CHINA switches gear to lower economic growth target to six per cent in 2020, down from this year's 6-6

17 December 2019 - 19:00

CHINA switches gear to lower economic growth target to six per cent in 2020, down from this year's 6-6.5 per cent, relying on greater state infrastructure spending to prevent a more marked slowdown, policy sources said, reported Reuters.

Chinese heads of state are battling to support growth to limit job losses that could derail social stability, but are facing pressure to tackle debt risks.



The proposed target, to be unveiled at China's annual parliamentary session in early March 2020, was endorsed by top leaders at the annual closed-door Central Economic Work Conference this month, according to three sources with knowledge of the meeting's outcome.

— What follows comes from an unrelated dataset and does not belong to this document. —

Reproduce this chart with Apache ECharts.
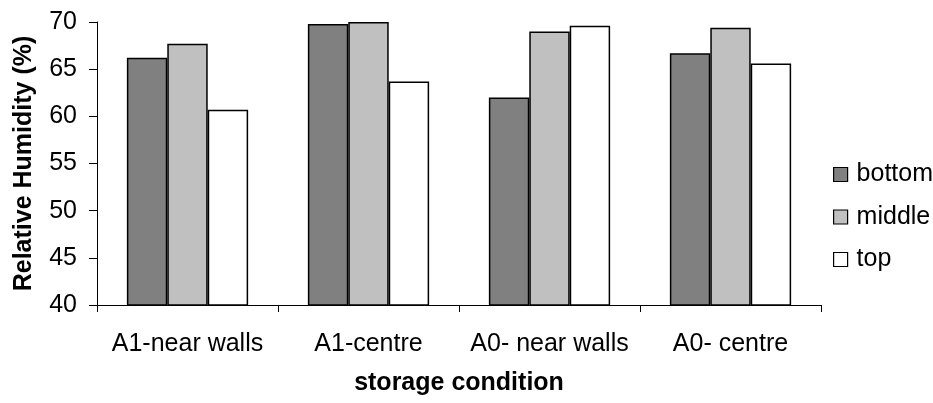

Top leaders pledged to keep economic policies stable while making them more effective to achieve growth targets in 2020, state media said.



Next year will be crucial for the ruling Communist Party to fulfil its goal of doubling gross domestic product (GDP) and incomes in the decade to 2020.



The government aims to boost infrastructure investment by allowing local governments to issue more special bonds next year, but there is less room for tax cuts, the sources said.



The annual budget deficit could rise from this year's 2.8 per cent of GDP, but is likely to be kept within three per cent, they said.



Local governments could be allowed to issue special bonds worth CNY3 trillion (US$426.20 billion) in 2020 to fund infrastructure projects, including CNY1 trillion front-loaded to this year, they said.



'Fiscal policy will provide a key support for the economy,' said one source.



The central bank is likely to ease policy further to encourage lending and lower corporate funding costs, but it wants to avoid fanning property speculation and inflation expectations after consumer inflation hit a near eight-year high in November, the sources said.



A trade deal with the United States could ease pressure on Chinese exporters, but more policy steps are needed to underpin weak demand at home and abroad, policy insiders said.